**What this task involves:** Return the whole listing, line for line, without the pictures in it.

═══ Dataset section ═══

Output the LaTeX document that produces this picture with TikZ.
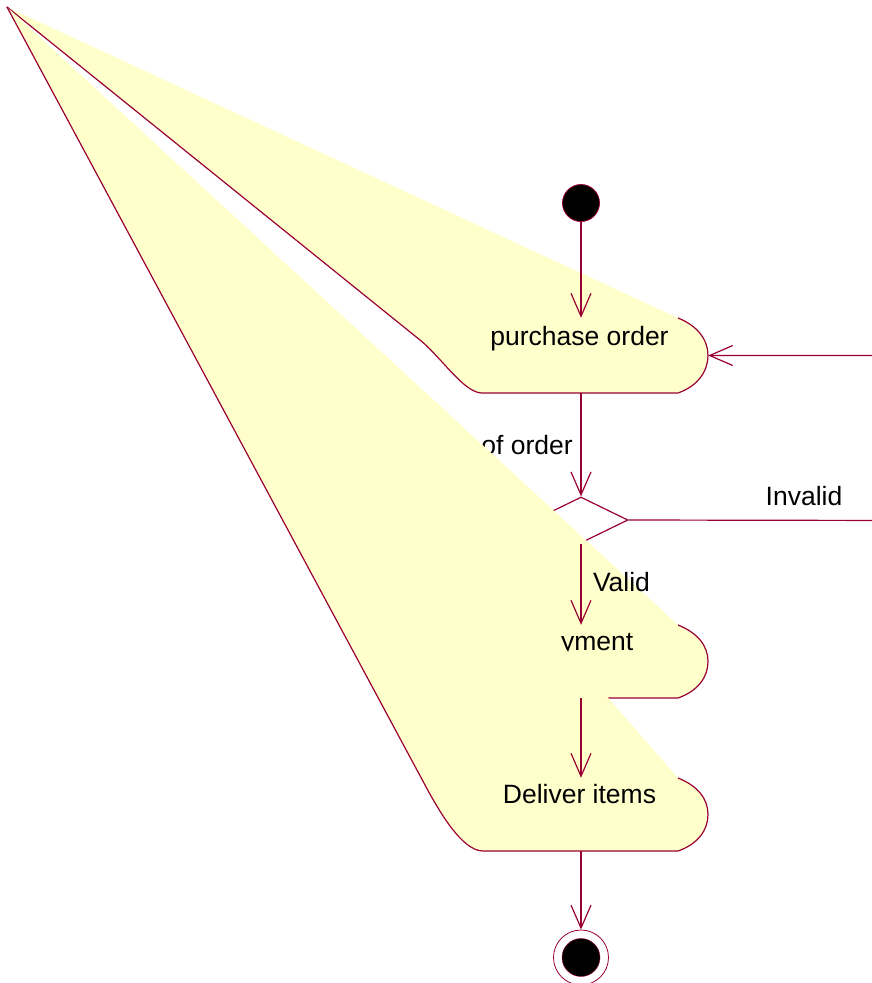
\documentclass[tikz,border=0pt]{standalone}
\usepackage{fontspec}
\setmainfont{Liberation Sans}
\usetikzlibrary{arrows.meta,calc,shapes.geometric}
\definecolor{roseline}{RGB}{153,0,51}
\definecolor{rosefill}{RGB}{255,255,204}
\tikzset{
  actbox/.style={rectangle, minimum width=254pt, minimum height=75pt, inner sep=0pt},
  actlabel/.style={anchor=base, inner sep=0pt, font=\fontsize{26.5}{31}\selectfont},
  actline/.style={draw=roseline, line width=1.2pt},
  flow/.style={->, draw=roseline, line width=1.2pt},
  >={Straight Barb[length=23pt, width=20pt]}
}

\begin{document}
\begin{tikzpicture}[x=1pt, y=-1pt]
  \useasboundingbox (0,0) rectangle (872,983);
  \clip (0,0) rectangle (872,983);

  \coordinate (apex) at (7,7);
  \node (start) [circle, fill=black, draw=roseline, thick, minimum size=37pt, inner sep=0pt] at (581,203) {};
  \node (po) [actbox] at (581,355.5) {};
  \node (dec) [diamond, draw=roseline, line width=1.2pt, minimum width=94pt, minimum height=46pt, inner sep=0pt] at (581,520) {};
  \node (pay) [actbox, minimum height=73pt] at (581,661.5) {};
  \node (del) [actbox, minimum height=73pt] at (581,814.5) {};
  \node (final) [circle, draw=roseline, thick, minimum size=55pt, inner sep=0pt] at (581,957.5) {};
  \node (finaldot) [circle, fill=black, draw=roseline, minimum size=38pt, inner sep=0pt] at (final) {};
  \coordinate (loop) at (905,520.5);

  % purchase order
  \fill[rosefill] (apex) -- (678,318)
    .. controls (698,326) and (708,340) .. (708,355.5)
    .. controls (708,371) and (698,386) .. (678,393)
    -- (482,393) .. controls (464,393) and (441,357) .. (420,340) -- cycle;
  \draw[actline] (678,318)
    .. controls (698,326) and (708,340) .. (708,355.5)
    .. controls (708,371) and (698,386) .. (678,393)
    -- (482,393) .. controls (464,393) and (441,357) .. (420,340) -- (apex);
  \node (polbl) [actlabel] at (579.5,345) {purchase order};

  \node (checklbl) [actlabel] at (527,454) {of order};

  % payment
  \fill[rosefill] (apex) -- (678,625)
    .. controls (698,633) and (708,646) .. (708,661.5)
    .. controls (708,677) and (698,691) .. (678,698)
    -- (482,698) .. controls (462,698) and (442,660) .. (425,635) -- cycle;
  \draw[actline] (678,625)
    .. controls (698,633) and (708,646) .. (708,661.5)
    .. controls (708,677) and (698,691) .. (678,698)
    -- (482,698) .. controls (462,698) and (442,660) .. (425,635) -- (apex);
  \node (paylbl) [actlabel, anchor=base east] at (633.5,650) {yment};

  % deliver items
  \fill[rosefill] (apex) -- (678,778)
    .. controls (698,786) and (708,799) .. (708,814.5)
    .. controls (708,830) and (698,844) .. (678,851)
    -- (483,851) .. controls (462,851) and (439,811) .. (425,785) -- cycle;
  \draw[actline] (678,778)
    .. controls (698,786) and (708,799) .. (708,814.5)
    .. controls (708,830) and (698,844) .. (678,851)
    -- (483,851) .. controls (462,851) and (439,811) .. (425,785) -- (apex);
  \node (dellbl) [actlabel] at (579.5,803) {Deliver items};

  \node (validlbl) [actlabel] at (621.5,591) {Valid};
  \node (invalidlbl) [actlabel] at (804,505) {Invalid};

  \draw[flow] (start) -- (po);
  \draw[flow] (po) -- (dec);
  \draw[flow] (dec) -- (pay);
  \draw[flow] (dec.east) -- (loop) |- (po.east);
  \draw[flow] (pay) -- (del);
  \draw[flow] (del) -- (final);
\end{tikzpicture}
\end{document}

═══

**Final answer:**
Output the LaTeX document that produces this picture with TikZ.
\documentclass[tikz,border=0pt]{standalone}
\usepackage{fontspec}
\setmainfont{Liberation Sans}
\usetikzlibrary{arrows.meta,calc,shapes.geometric}
\definecolor{roseline}{RGB}{153,0,51}
\definecolor{rosefill}{RGB}{255,255,204}
\tikzset{
  actbox/.style={rectangle, minimum width=254pt, minimum height=75pt, inner sep=0pt},
  actlabel/.style={anchor=base, inner sep=0pt, font=\fontsize{26.5}{31}\selectfont},
  actline/.style={draw=roseline, line width=1.2pt},
  flow/.style={->, draw=roseline, line width=1.2pt},
  >={Straight Barb[length=23pt, width=20pt]}
}

\begin{document}
\begin{tikzpicture}[x=1pt, y=-1pt]
  \useasboundingbox (0,0) rectangle (872,983);
  \clip (0,0) rectangle (872,983);

  \coordinate (apex) at (7,7);
  \node (start) [circle, fill=black, draw=roseline, thick, minimum size=37pt, inner sep=0pt] at (581,203) {};
  \node (po) [actbox] at (581,355.5) {};
  \node (dec) [diamond, draw=roseline, line width=1.2pt, minimum width=94pt, minimum height=46pt, inner sep=0pt] at (581,520) {};
  \node (pay) [actbox, minimum height=73pt] at (581,661.5) {};
  \node (del) [actbox, minimum height=73pt] at (581,814.5) {};
  \node (final) [circle, draw=roseline, thick, minimum size=55pt, inner sep=0pt] at (581,957.5) {};
  \node (finaldot) [circle, fill=black, draw=roseline, minimum size=38pt, inner sep=0pt] at (final) {};
  \coordinate (loop) at (905,520.5);

  % purchase order
  \fill[rosefill] (apex) -- (678,318)
    .. controls (698,326) and (708,340) .. (708,355.5)
    .. controls (708,371) and (698,386) .. (678,393)
    -- (482,393) .. controls (464,393) and (441,357) .. (420,340) -- cycle;
  \draw[actline] (678,318)
    .. controls (698,326) and (708,340) .. (708,355.5)
    .. controls (708,371) and (698,386) .. (678,393)
    -- (482,393) .. controls (464,393) and (441,357) .. (420,340) -- (apex);
  \node (polbl) [actlabel] at (579.5,345) {purchase order};

  \node (checklbl) [actlabel] at (527,454) {of order};

  % payment
  \fill[rosefill] (apex) -- (678,625)
    .. controls (698,633) and (708,646) .. (708,661.5)
    .. controls (708,677) and (698,691) .. (678,698)
    -- (482,698) .. controls (462,698) and (442,660) .. (425,635) -- cycle;
  \draw[actline] (678,625)
    .. controls (698,633) and (708,646) .. (708,661.5)
    .. controls (708,677) and (698,691) .. (678,698)
    -- (482,698) .. controls (462,698) and (442,660) .. (425,635) -- (apex);
  \node (paylbl) [actlabel, anchor=base east] at (633.5,650) {yment};

  % deliver items
  \fill[rosefill] (apex) -- (678,778)
    .. controls (698,786) and (708,799) .. (708,814.5)
    .. controls (708,830) and (698,844) .. (678,851)
    -- (483,851) .. controls (462,851) and (439,811) .. (425,785) -- cycle;
  \draw[actline] (678,778)
    .. controls (698,786) and (708,799) .. (708,814.5)
    .. controls (708,830) and (698,844) .. (678,851)
    -- (483,851) .. controls (462,851) and (439,811) .. (425,785) -- (apex);
  \node (dellbl) [actlabel] at (579.5,803) {Deliver items};

  \node (validlbl) [actlabel] at (621.5,591) {Valid};
  \node (invalidlbl) [actlabel] at (804,505) {Invalid};

  \draw[flow] (start) -- (po);
  \draw[flow] (po) -- (dec);
  \draw[flow] (dec) -- (pay);
  \draw[flow] (dec.east) -- (loop) |- (po.east);
  \draw[flow] (pay) -- (del);
  \draw[flow] (del) -- (final);
\end{tikzpicture}
\end{document}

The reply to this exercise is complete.